For string set types, it uses the same method of projection. Below, baz is of type SS.

<api:info title="foo">
  <attr name="row_id" xs:type="string" columnsize="255"  other:path="row_id" other:internaltype="S" key="true" other:keytype="HASH" />
  <attr name="baz"    xs:type="string" columnsize="2000" other:path="baz"    other:internaltype="SS"  />
</api:info>

It splits it into three columns:

<api:info title="foo">
  <attr name="row_id" xs:type="string" columnsize="255"  other:path="row_id" other:internaltype="S" key="true" other:keytype="HASH" />
  <attr name="baz.0"  xs:type="string" columnsize="2000" other:path="baz___cdata___0"    other:internaltype="S"  />
  <attr name="baz.1"  xs:type="string" columnsize="2000" other:path="baz___cdata___1"    other:internaltype="S"  />
  <attr name="baz.2"  xs:type="string" columnsize="2000" other:path="baz___cdata___2"    other:internaltype="S"  />
</api:info>

If baz contains more than three elements, it is omitted from the result set. If baz contains fewer than three elements, the value of the column is NULL where an element is not present.

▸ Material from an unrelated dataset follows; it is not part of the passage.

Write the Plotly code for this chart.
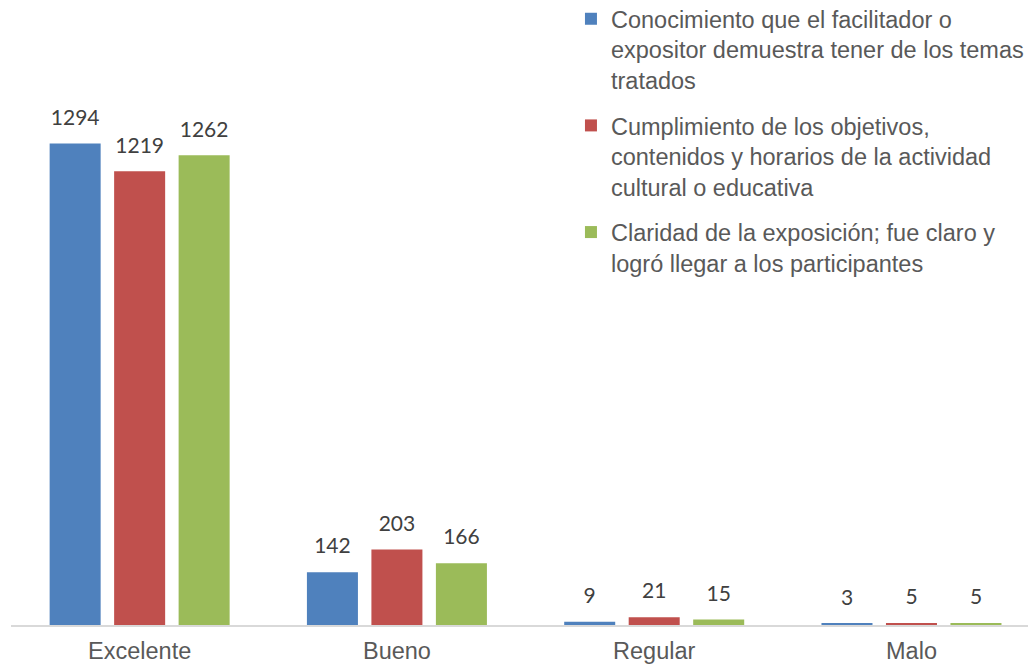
import plotly.graph_objects as go

categories = ["Excelente", "Bueno", "Regular", "Malo"]
series_names = [
    "Conocimiento que el facilitador o<br>expositor demuestra tener de los temas<br>tratados",
    "Cumplimiento de los objetivos,<br>contenidos y horarios de la actividad<br>cultural o educativa",
    "Claridad de la exposición; fue claro y<br>logró llegar a los participantes",
]
conocimiento = [1294, 142, 9, 3]
cumplimiento = [1219, 203, 21, 5]
claridad = [1262, 166, 15, 5]

colors = ["#4F81BD", "#C0504D", "#9BBB59"]
series = [conocimiento, cumplimiento, claridad]

fig = go.Figure()
for i, (name, vals) in enumerate(zip(series_names, series)):
    fig.add_trace(go.Bar(
        x=categories, y=vals, name=name,
        marker=dict(color=colors[i], line=dict(width=0)),
        offsetgroup=str(i), legendgroup=str(i),
    ))
# value labels, aligned to the bars through offset groups
for i, vals in enumerate(series):
    fig.add_trace(go.Scatter(
        x=categories, y=vals, mode="markers+text",
        text=[str(v) for v in vals], textposition="top center",
        marker=dict(size=20, color="rgba(0,0,0,0)"),
        textfont=dict(family="Lato, Open Sans, sans-serif", size=21, color="#404040"),
        offsetgroup=str(i), showlegend=False, hoverinfo="skip",
    ))

# the page body adds an 8px margin, so the figure is sized to fit the window
fig.update_layout(
    width=1028, height=657,
    margin=dict(l=3, r=0, t=96, b=40, autoexpand=False),
    plot_bgcolor="white", paper_bgcolor="white",
    barmode="group", scattermode="group",
    bargap=0.248, bargroupgap=0.209, scattergap=0.248,
    font=dict(family="Liberation Sans, Arial, sans-serif", size=23.5, color="#595959"),
    legend=dict(
        x=0.5463, y=1.2054, xanchor="left", yanchor="top",
        traceorder="grouped", tracegroupgap=12, valign="top",
        font=dict(size=23.5, color="#595959"),
        bgcolor="rgba(0,0,0,0)",
    ),
    xaxis=dict(
        range=[-0.5, 3.484], showline=True, linecolor="#D9D9D9", linewidth=1.5,
        ticks="", showgrid=False, ticklabelstandoff=4,
        tickfont=dict(size=23.5, color="#595959"),
    ),
    yaxis=dict(range=[0, 1400], visible=False, showgrid=False),
)

fig.write_html("out.html")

Using this method, you can project into many nested attributes in DynamoDB for both maps and string sets.

SQL support#

The connector supports globally available and read operation statements to access data and metadata in DynamoDB.

Performance#

The connector includes a number of performance improvements, detailed in the following sections.

Dynamic filtering#

Dynamic filtering is enabled by default. It causes the connector to wait for dynamic filtering to complete before starting a query.

You can disable dynamic filtering by setting the property dynamic-filtering.enabled in your catalog properties file to false.

Starburst Cached Views#

The connector supports table scan redirection to improve performance and reduce load on the data source.